**EXERCISE REQUIREMENTS**
Extract word for word the lines of the listing from its start to the line holding "plt.rcParams['font.family'] = ['Liberation", both ends kept; pictures are not part of the copy.

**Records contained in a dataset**
^^^^^^^^^^^^^^^^

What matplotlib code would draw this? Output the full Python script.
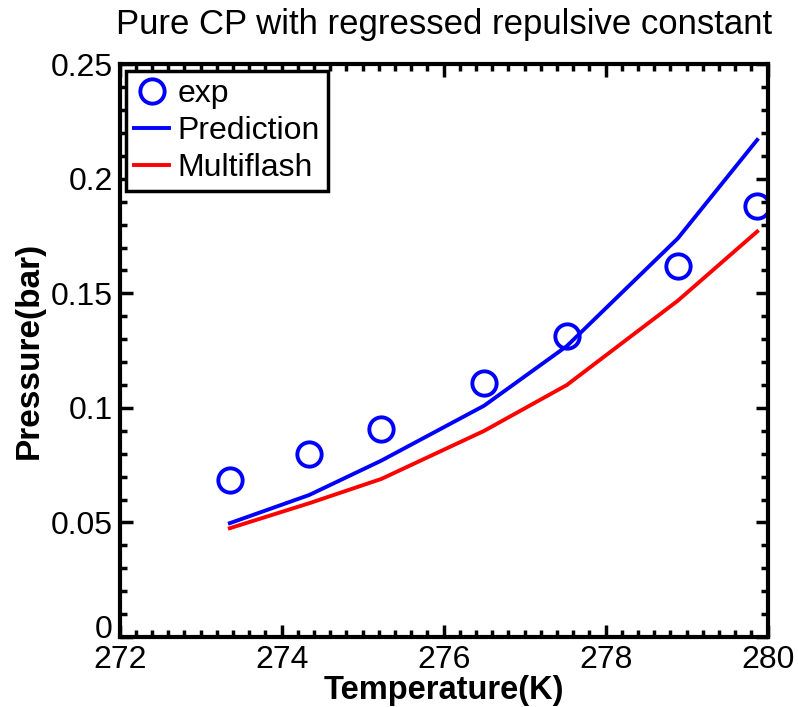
import matplotlib
matplotlib.use("Agg")
import matplotlib.pyplot as plt
import matplotlib.transforms as mtransforms
from matplotlib.ticker import MultipleLocator

plt.rcParams['font.family'] = ['Liberation Sans', 'DejaVu Sans']

# experimental points
t_exp = [273.36, 274.34, 275.23, 276.50, 277.52, 278.89, 279.87]
p_exp = [0.0684, 0.0801, 0.0910, 0.1110, 0.1315, 0.1620, 0.1880]

# model curves evaluated at the same temperatures
p_pred = [0.0497, 0.0620, 0.0770, 0.1010, 0.1270, 0.1740, 0.2170]
p_mflash = [0.0475, 0.0584, 0.0690, 0.0900, 0.1100, 0.1468, 0.1770]

fig = plt.figure(figsize=(7.98, 7.07), dpi=100)
ax = fig.add_axes([0.150, 0.099, 0.812, 0.810])

ax.plot(t_exp, p_exp, 'o', mfc='none', mec='#0000ff', mew=2.8, ms=17.5, label='exp')
ax.plot(t_exp, p_pred, '-', color='#0000ff', lw=2.8, label='Prediction')
ax.plot(t_exp, p_mflash, '-', color='#ff0000', lw=2.8, label='Multiflash')

ax.set_xlim(272, 280)
ax.set_ylim(0, 0.25)
ax.xaxis.set_major_locator(MultipleLocator(2))
ax.xaxis.set_minor_locator(MultipleLocator(0.2))
ax.yaxis.set_minor_locator(MultipleLocator(0.01))
ax.set_yticks([0, 0.05, 0.1, 0.15, 0.2, 0.25])
ax.set_yticklabels(['0', '0.05', '0.1', '0.15', '0.2', '0.25'])

ax.tick_params(which='both', direction='in', top=True, right=True,
               width=2.5, labelsize=23)
ax.tick_params(axis='y', pad=5)
ax.tick_params(axis='x', pad=5.5)
ax.tick_params(which='major', length=9)
ax.tick_params(which='minor', length=5)
for s in ax.spines.values():
    s.set_linewidth(3)

# nudge the "0" label up so it clears "272"
zero_lab = ax.get_yticklabels()[0]
zero_lab.set_transform(zero_lab.get_transform() +
                       mtransforms.ScaledTranslation(0, 7.5 / 72, fig.dpi_scale_trans))

ax.set_xlabel('Temperature(K)', fontsize=23.5, fontweight='bold', labelpad=0)
ax.set_ylabel('Pressure(bar)', fontsize=24, fontweight='bold', labelpad=4)
ax.set_title('Pure CP with regressed repulsive constant', fontsize=25, pad=22)

leg = ax.legend(loc='upper left', fontsize=23, handlelength=1.1, handletextpad=0.25,
                borderpad=0.25, labelspacing=0.22, fancybox=False, framealpha=1,
                borderaxespad=0.2)
leg.get_frame().set_edgecolor('black')
leg.get_frame().set_linewidth(2.5)

fig.savefig('out.png', dpi=100)
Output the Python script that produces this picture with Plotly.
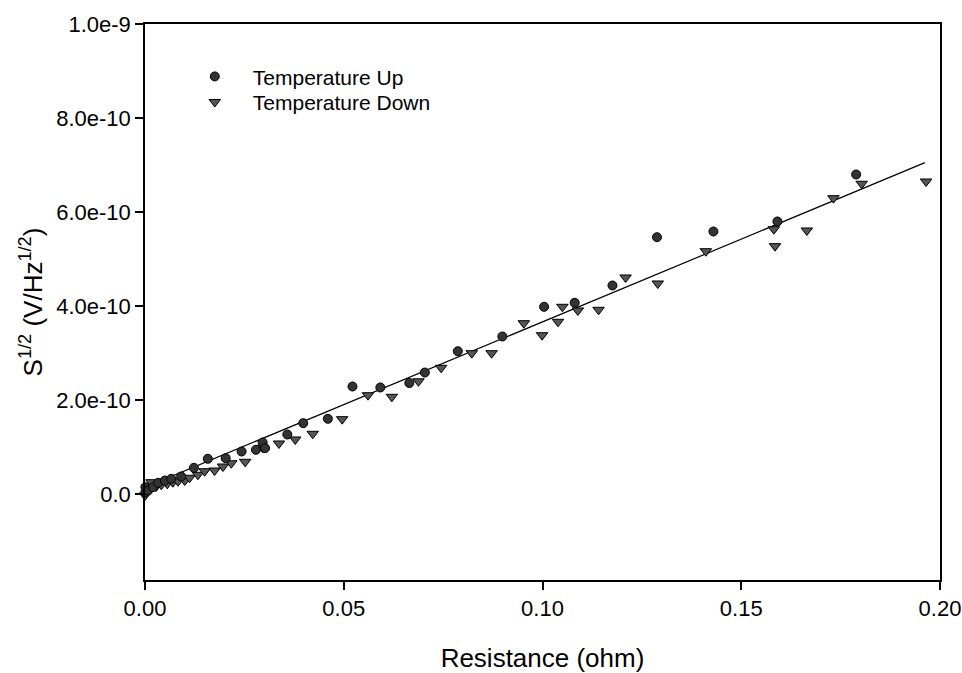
import plotly.graph_objects as go

# ---- data ----
up_x = [0.0001, 0.0001, 0.00075, 0.0020, 0.0033, 0.0050, 0.0066, 0.0091, 0.0123, 0.0158,
        0.0203, 0.0243, 0.0279, 0.0296, 0.0302, 0.0358, 0.0398, 0.0460, 0.0522, 0.0592,
        0.0665, 0.0704, 0.0787, 0.0899, 0.1004, 0.1081, 0.1176, 0.1288, 0.1430, 0.1591,
        0.1789]
up_y = [3.8e-12, 1.45e-11, 7.4e-12, 1.45e-11, 2.38e-11, 2.87e-11, 3.23e-11, 3.72e-11, 5.57e-11, 7.49e-11,
        7.62e-11, 9.04e-11, 9.40e-11, 1.096e-10, 9.75e-11, 1.266e-10, 1.507e-10, 1.60e-10, 2.287e-10, 2.266e-10,
        2.362e-10, 2.585e-10, 3.038e-10, 3.351e-10, 3.983e-10, 4.068e-10, 4.436e-10, 5.464e-10, 5.585e-10, 5.798e-10,
        6.798e-10]

down_x = [0.0000, 0.0012, 0.0016, 0.0028, 0.0041, 0.0056, 0.0070, 0.0083, 0.0100, 0.0112,
          0.0133, 0.0150, 0.0175, 0.0196, 0.0217, 0.0252, 0.0296, 0.0337, 0.0378, 0.0422,
          0.0496, 0.0561, 0.0621, 0.0688, 0.0745, 0.0822, 0.0872, 0.0953, 0.0999, 0.1039,
          0.1050, 0.1089, 0.1141, 0.1209, 0.1290, 0.1411, 0.1582, 0.1585, 0.1665, 0.1732,
          0.1803, 0.1965]
down_y = [-3.0e-12, 8.9e-12, 2.51e-11, 1.60e-11, 1.96e-11, 2.17e-11, 2.51e-11, 2.72e-11, 2.87e-11, 3.45e-11,
          4.09e-11, 4.85e-11, 5.00e-11, 5.85e-11, 6.55e-11, 6.85e-11, 9.83e-11, 1.075e-10, 1.16e-10, 1.281e-10,
          1.592e-10, 2.102e-10, 2.068e-10, 2.398e-10, 2.685e-10, 2.996e-10, 2.996e-10, 3.634e-10, 3.379e-10, 3.664e-10,
          3.983e-10, 3.905e-10, 3.919e-10, 4.607e-10, 4.479e-10, 5.166e-10, 5.634e-10, 5.273e-10, 5.607e-10, 6.294e-10,
          6.601e-10, 6.649e-10]

fit_x = [0.0, 0.1962]
fit_y = [1.4e-11, 7.05e-10]

y_tickvals = [0.0, 2.0e-10, 4.0e-10, 6.0e-10, 8.0e-10, 1.0e-9]
y_ticktext = ["0.0", "2.0e-10", "4.0e-10", "6.0e-10", "8.0e-10", "1.0e-9"]
x_tickvals = [0.0, 0.05, 0.10, 0.15, 0.20]
x_ticktext = ["0.00", "0.05", "0.10", "0.15", "0.20"]

FONT = "Liberation Sans, Arial, sans-serif"

fig = go.Figure()
fig.add_trace(go.Scatter(x=fit_x, y=fit_y, mode="lines",
                         line=dict(color="black", width=1.2),
                         showlegend=False, hoverinfo="skip"))
fig.add_trace(go.Scatter(x=down_x, y=down_y, mode="markers", name="Temperature Down",
                         legend="legend2",
                         marker=dict(symbol="triangle-down", size=10, color="#555555",
                                     line=dict(color="black", width=1)),
                         cliponaxis=False))
fig.add_trace(go.Scatter(x=up_x, y=up_y, mode="markers", name="Temperature Up",
                         legend="legend",
                         marker=dict(symbol="circle", size=9, color="#333333",
                                     line=dict(color="black", width=1)),
                         cliponaxis=False))

leg_common = dict(xanchor="left", yanchor="top", bgcolor="rgba(0,0,0,0)", itemwidth=66,
                  font=dict(family=FONT, size=21, color="black"))

fig.update_layout(
    width=962, height=673,
    margin=dict(l=145, r=22, t=24, b=93),
    paper_bgcolor="white", plot_bgcolor="white",
    font=dict(family=FONT, size=22, color="black"),
    showlegend=True,
    legend=dict(x=0.04, y=0.942, **leg_common),
    legend2=dict(x=0.04, y=0.896, **leg_common),
    xaxis=dict(range=[0, 0.2], tickvals=x_tickvals, ticktext=x_ticktext,
               showgrid=False, zeroline=False, showline=True, linecolor="black", linewidth=1.5,
               mirror=True, ticks="outside", ticklen=8, tickwidth=1.5, tickcolor="black",
               automargin=False, ticklabeloverflow="allow",
               tickfont=dict(family=FONT, size=22),
               title=dict(text="Resistance (ohm)", font=dict(family=FONT, size=26), standoff=30)),
    yaxis=dict(range=[-1.83e-10, 1.0e-9], tickvals=y_tickvals, ticktext=y_ticktext,
               showgrid=False, zeroline=False, showline=True, linecolor="black", linewidth=1.5,
               mirror=True, ticks="outside", ticklen=8, tickwidth=1.5, tickcolor="black",
               automargin=False, ticklabeloverflow="allow",
               tickfont=dict(family=FONT, size=22),
               title=dict(text="S<sup>1/2</sup> (V/Hz<sup>1/2</sup>)",
                          font=dict(family=FONT, size=26), standoff=6)),
)

fig.write_html("out.html")
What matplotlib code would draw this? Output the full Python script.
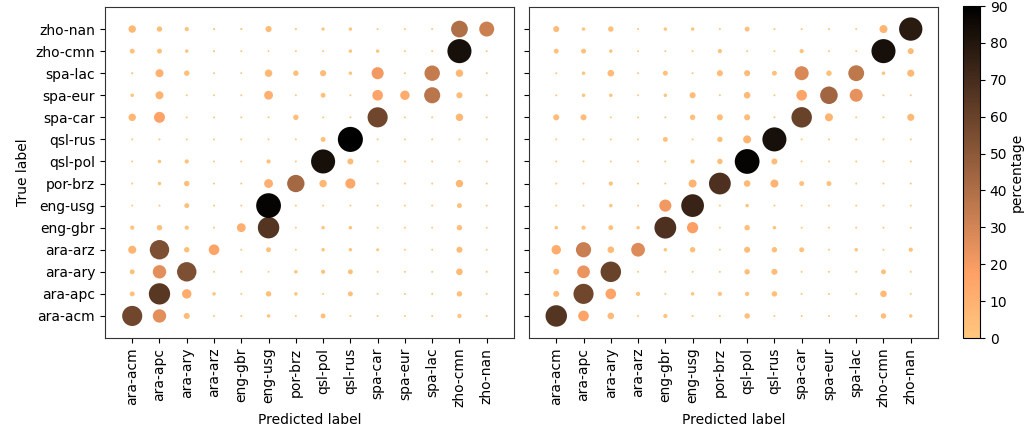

^^^^^^^^^^^^^^^^

**SOLUTION**
What matplotlib code would draw this? Output the full Python script.
import matplotlib
matplotlib.use("Agg")
import matplotlib.pyplot as plt
import matplotlib.transforms as mtransforms
from matplotlib.ticker import MultipleLocator

plt.rcParams['font.family'] = ['Liberation Sans', 'DejaVu Sans']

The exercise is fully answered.